Keep every line where the word "this" appears; drop the rest.
**** DATA FOR THE TASK
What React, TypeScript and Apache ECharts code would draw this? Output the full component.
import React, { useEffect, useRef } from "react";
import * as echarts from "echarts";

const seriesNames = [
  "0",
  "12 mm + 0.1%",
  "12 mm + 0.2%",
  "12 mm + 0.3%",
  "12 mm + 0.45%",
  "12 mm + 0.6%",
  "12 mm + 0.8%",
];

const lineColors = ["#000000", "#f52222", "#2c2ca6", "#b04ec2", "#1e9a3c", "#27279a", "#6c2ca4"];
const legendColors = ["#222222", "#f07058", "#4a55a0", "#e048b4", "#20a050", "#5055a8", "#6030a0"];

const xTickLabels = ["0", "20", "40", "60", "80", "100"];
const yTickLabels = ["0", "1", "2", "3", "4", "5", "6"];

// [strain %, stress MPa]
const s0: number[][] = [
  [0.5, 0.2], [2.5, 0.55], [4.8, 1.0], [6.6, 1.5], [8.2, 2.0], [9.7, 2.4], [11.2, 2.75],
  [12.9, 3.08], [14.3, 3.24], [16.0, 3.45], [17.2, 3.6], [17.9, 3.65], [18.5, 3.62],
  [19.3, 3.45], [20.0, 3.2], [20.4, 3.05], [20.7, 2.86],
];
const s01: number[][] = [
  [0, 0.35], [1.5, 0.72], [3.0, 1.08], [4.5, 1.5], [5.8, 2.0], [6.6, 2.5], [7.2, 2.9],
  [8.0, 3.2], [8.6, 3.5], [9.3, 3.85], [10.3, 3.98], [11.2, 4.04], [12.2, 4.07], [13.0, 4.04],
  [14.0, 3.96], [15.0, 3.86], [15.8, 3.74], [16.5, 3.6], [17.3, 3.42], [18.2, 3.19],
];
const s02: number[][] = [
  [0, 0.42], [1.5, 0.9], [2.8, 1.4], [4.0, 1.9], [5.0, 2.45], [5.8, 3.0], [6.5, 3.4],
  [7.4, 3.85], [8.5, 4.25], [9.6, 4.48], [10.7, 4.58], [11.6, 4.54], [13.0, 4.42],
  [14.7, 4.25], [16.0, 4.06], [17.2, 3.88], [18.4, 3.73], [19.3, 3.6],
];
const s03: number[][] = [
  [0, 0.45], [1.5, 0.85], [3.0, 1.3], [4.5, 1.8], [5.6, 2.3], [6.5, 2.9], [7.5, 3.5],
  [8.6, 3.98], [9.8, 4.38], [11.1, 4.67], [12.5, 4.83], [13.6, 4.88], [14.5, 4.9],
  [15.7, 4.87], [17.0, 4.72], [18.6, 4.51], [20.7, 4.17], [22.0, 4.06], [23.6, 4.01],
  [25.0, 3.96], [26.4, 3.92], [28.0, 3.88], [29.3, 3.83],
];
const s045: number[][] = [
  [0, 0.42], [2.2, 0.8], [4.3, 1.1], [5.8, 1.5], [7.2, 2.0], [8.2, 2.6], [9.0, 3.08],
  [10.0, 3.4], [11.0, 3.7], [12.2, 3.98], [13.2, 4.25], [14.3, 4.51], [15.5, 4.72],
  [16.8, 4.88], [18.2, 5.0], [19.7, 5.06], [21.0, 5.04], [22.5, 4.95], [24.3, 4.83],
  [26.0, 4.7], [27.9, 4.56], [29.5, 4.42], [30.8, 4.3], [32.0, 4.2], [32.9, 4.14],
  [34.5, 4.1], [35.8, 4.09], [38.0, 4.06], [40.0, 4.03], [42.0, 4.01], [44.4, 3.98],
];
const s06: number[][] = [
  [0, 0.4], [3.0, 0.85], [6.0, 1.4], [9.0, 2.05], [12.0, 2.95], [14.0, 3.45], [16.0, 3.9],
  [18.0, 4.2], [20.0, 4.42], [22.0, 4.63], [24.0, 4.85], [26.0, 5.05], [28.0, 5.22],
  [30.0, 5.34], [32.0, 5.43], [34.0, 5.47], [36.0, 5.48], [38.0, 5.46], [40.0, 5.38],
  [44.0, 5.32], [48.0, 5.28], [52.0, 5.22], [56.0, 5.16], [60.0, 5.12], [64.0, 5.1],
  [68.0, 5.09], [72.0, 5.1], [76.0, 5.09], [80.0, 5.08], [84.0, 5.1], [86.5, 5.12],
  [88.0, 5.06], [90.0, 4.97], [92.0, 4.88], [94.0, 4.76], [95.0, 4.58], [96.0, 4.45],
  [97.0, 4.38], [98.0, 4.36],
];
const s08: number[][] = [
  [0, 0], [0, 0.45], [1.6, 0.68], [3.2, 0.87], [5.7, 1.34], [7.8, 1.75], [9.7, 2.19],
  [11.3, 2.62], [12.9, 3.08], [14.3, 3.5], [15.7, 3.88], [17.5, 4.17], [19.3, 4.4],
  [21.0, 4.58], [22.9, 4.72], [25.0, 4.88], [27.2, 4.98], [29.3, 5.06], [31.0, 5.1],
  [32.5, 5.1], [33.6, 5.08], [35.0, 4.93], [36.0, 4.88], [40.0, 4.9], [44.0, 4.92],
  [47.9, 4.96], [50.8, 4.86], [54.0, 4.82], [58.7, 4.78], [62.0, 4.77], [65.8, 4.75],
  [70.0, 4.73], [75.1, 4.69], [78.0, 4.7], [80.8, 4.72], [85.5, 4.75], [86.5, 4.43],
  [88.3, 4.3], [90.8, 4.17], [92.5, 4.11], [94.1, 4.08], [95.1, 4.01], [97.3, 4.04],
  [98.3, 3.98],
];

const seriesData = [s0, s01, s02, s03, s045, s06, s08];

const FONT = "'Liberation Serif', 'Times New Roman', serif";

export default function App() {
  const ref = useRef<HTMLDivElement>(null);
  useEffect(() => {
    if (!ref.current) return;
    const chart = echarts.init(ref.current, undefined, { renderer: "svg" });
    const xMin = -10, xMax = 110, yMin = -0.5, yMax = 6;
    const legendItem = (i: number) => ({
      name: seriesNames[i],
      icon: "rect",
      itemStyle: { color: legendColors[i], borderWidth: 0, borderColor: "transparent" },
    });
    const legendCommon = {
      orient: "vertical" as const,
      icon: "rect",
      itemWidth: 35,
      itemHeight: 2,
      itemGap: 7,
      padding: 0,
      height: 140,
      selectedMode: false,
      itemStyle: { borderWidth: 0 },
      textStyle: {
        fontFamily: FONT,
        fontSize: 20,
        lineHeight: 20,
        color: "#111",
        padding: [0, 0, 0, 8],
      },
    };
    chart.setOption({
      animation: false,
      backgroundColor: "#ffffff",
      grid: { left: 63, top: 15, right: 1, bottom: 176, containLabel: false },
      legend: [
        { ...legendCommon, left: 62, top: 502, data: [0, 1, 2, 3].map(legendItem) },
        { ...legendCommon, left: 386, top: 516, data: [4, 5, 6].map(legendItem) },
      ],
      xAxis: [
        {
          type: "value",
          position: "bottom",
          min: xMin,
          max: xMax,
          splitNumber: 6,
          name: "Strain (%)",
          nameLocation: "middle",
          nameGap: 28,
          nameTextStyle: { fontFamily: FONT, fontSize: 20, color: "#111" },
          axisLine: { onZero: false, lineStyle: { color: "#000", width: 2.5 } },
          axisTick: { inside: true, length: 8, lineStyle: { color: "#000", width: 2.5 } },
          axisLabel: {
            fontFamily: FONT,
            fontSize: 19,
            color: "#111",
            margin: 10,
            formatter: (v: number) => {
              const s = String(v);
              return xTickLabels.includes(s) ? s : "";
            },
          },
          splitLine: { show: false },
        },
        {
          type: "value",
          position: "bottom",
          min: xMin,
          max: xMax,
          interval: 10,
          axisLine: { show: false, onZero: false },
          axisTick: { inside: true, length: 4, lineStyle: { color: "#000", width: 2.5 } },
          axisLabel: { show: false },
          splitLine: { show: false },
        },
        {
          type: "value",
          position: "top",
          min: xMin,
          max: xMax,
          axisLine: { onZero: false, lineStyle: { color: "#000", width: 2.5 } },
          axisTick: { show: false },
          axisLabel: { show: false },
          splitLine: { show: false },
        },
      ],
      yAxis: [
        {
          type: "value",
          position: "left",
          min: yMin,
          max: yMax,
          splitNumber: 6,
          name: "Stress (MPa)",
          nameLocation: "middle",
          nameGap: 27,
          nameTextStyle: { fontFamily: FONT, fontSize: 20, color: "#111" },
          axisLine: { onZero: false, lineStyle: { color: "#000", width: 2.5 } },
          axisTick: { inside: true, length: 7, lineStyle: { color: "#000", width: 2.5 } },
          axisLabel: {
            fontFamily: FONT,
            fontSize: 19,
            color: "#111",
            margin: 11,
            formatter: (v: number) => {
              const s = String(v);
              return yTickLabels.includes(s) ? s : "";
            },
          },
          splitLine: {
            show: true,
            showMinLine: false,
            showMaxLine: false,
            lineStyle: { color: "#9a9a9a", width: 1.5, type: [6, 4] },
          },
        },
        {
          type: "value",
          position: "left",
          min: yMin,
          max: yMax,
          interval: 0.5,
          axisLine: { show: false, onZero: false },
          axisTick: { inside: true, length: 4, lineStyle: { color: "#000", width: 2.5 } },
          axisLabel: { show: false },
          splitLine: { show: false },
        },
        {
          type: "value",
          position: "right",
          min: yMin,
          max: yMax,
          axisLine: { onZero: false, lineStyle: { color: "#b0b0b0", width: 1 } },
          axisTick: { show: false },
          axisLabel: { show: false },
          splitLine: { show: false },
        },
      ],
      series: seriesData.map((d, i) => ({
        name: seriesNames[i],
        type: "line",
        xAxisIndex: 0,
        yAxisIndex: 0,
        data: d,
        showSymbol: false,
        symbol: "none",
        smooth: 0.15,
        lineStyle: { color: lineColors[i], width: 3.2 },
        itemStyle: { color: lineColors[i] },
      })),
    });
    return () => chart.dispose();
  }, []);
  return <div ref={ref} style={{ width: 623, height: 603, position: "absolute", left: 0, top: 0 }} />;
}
********
**** DATA FOR THE TASK
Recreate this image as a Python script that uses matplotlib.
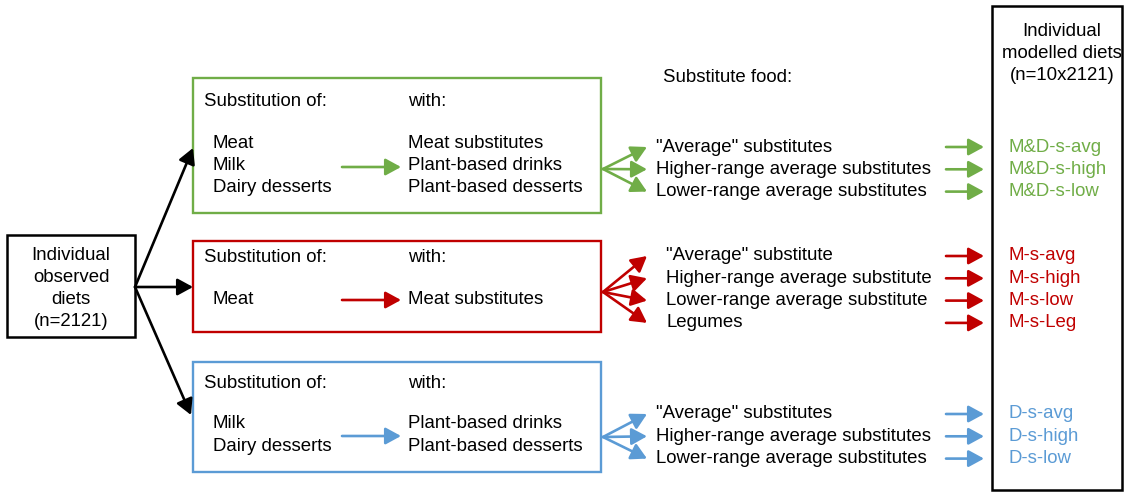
********
→ REPLY TO THE TASK:
What React, TypeScript and Apache ECharts code would draw this? Output the full component.
Recreate this image as a Python script that uses matplotlib.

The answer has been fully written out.